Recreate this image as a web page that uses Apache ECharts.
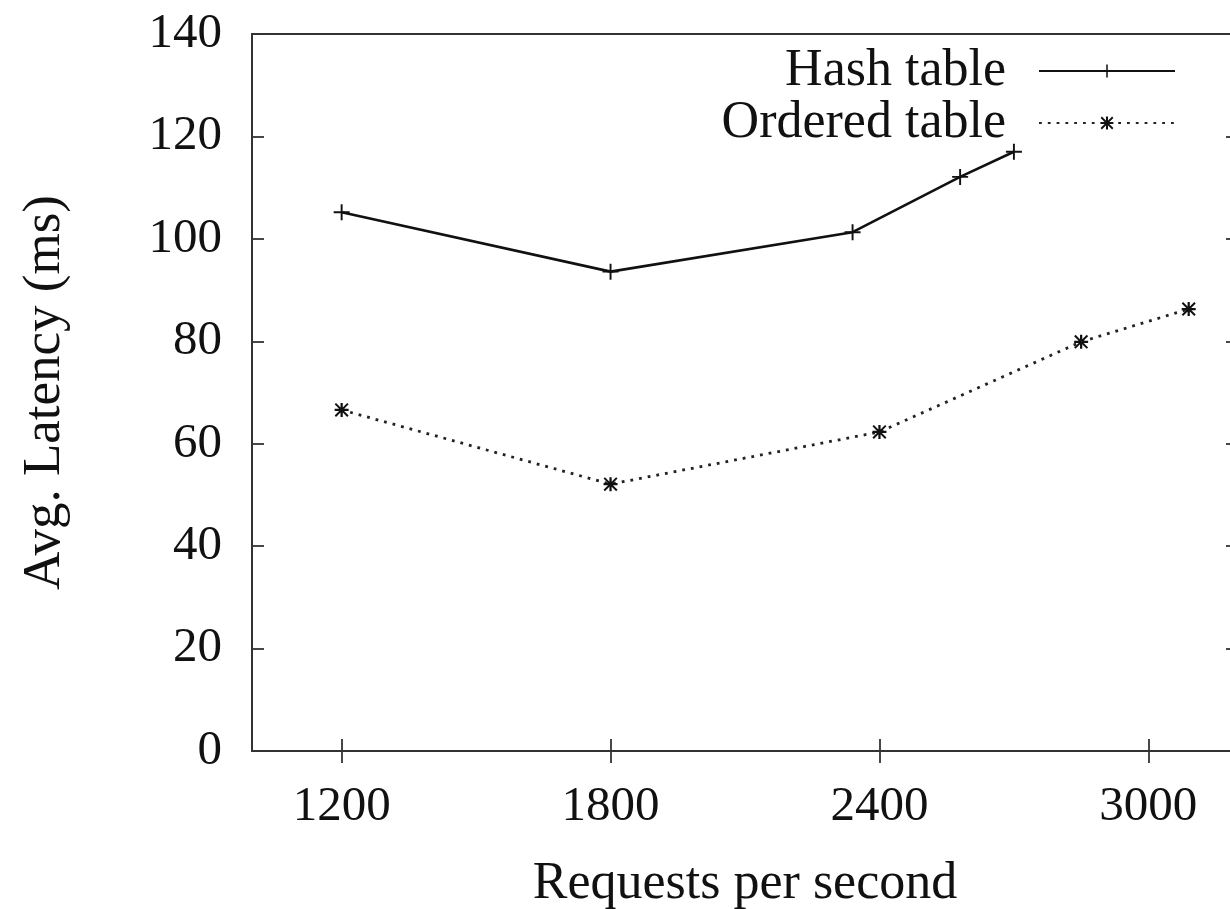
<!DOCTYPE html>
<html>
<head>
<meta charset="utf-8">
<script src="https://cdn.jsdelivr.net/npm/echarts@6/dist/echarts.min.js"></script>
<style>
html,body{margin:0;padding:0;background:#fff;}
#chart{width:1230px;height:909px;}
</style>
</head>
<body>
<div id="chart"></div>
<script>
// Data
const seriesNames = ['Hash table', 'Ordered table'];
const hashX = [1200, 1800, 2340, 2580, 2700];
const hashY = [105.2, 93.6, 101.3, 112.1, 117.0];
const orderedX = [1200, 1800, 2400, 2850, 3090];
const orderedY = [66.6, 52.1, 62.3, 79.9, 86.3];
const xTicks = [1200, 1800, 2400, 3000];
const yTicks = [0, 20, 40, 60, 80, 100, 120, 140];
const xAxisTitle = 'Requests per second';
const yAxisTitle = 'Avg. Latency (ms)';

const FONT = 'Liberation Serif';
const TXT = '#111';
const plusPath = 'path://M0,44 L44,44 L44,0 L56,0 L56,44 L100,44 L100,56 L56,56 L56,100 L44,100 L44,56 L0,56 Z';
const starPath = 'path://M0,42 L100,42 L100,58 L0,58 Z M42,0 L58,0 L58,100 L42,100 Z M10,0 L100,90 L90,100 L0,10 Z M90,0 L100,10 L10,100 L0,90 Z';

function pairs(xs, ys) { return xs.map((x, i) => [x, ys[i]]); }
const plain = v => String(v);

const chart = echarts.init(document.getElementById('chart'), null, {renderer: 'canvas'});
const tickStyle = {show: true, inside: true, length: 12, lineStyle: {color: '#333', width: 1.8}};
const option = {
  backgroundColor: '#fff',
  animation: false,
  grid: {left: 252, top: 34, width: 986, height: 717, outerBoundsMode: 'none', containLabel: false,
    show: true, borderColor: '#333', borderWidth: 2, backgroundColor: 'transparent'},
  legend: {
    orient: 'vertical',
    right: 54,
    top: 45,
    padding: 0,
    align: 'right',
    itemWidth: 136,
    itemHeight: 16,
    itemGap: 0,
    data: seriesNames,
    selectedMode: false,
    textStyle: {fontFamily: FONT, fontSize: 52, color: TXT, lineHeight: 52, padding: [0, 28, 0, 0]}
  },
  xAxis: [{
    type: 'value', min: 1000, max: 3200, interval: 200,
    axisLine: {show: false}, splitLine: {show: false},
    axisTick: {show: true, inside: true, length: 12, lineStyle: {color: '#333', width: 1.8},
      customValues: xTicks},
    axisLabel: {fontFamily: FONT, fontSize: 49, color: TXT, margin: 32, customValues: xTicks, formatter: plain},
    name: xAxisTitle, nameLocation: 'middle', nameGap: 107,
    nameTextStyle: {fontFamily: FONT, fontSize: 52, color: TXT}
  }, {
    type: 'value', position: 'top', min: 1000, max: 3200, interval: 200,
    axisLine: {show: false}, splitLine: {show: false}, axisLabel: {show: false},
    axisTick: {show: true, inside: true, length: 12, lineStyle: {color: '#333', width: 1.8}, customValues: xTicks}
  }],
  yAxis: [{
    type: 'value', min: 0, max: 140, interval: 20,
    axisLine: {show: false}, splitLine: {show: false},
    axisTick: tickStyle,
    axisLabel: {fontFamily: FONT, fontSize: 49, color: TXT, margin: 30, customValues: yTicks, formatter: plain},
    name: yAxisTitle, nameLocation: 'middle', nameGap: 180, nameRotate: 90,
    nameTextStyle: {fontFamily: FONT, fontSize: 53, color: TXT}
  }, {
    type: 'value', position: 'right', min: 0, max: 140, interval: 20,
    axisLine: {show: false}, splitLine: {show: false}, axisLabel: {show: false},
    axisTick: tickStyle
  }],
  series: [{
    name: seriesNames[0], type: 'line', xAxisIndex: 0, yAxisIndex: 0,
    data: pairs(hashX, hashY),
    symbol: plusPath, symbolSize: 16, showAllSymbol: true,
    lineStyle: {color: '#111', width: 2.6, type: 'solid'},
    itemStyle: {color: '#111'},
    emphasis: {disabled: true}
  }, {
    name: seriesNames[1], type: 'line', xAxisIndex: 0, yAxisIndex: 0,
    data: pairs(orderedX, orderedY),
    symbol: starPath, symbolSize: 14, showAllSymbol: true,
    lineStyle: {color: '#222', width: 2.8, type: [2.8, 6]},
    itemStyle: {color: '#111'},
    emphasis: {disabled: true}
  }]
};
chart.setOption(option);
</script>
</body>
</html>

**Stated problem:**
Leave out any pictures, please, and quote only the lines from the top of the data through the line that contains "const plain = v => String(v);".

**Task answer:**
Recreate this image as a web page that uses Apache ECharts.
<!DOCTYPE html>
<html>
<head>
<meta charset="utf-8">
<script src="https://cdn.jsdelivr.net/npm/echarts@6/dist/echarts.min.js"></script>
<style>
html,body{margin:0;padding:0;background:#fff;}
#chart{width:1230px;height:909px;}
</style>
</head>
<body>
<div id="chart"></div>
<script>
// Data
const seriesNames = ['Hash table', 'Ordered table'];
const hashX = [1200, 1800, 2340, 2580, 2700];
const hashY = [105.2, 93.6, 101.3, 112.1, 117.0];
const orderedX = [1200, 1800, 2400, 2850, 3090];
const orderedY = [66.6, 52.1, 62.3, 79.9, 86.3];
const xTicks = [1200, 1800, 2400, 3000];
const yTicks = [0, 20, 40, 60, 80, 100, 120, 140];
const xAxisTitle = 'Requests per second';
const yAxisTitle = 'Avg. Latency (ms)';

const FONT = 'Liberation Serif';
const TXT = '#111';
const plusPath = 'path://M0,44 L44,44 L44,0 L56,0 L56,44 L100,44 L100,56 L56,56 L56,100 L44,100 L44,56 L0,56 Z';
const starPath = 'path://M0,42 L100,42 L100,58 L0,58 Z M42,0 L58,0 L58,100 L42,100 Z M10,0 L100,90 L90,100 L0,10 Z M90,0 L100,10 L10,100 L0,90 Z';

function pairs(xs, ys) { return xs.map((x, i) => [x, ys[i]]); }
const plain = v => String(v);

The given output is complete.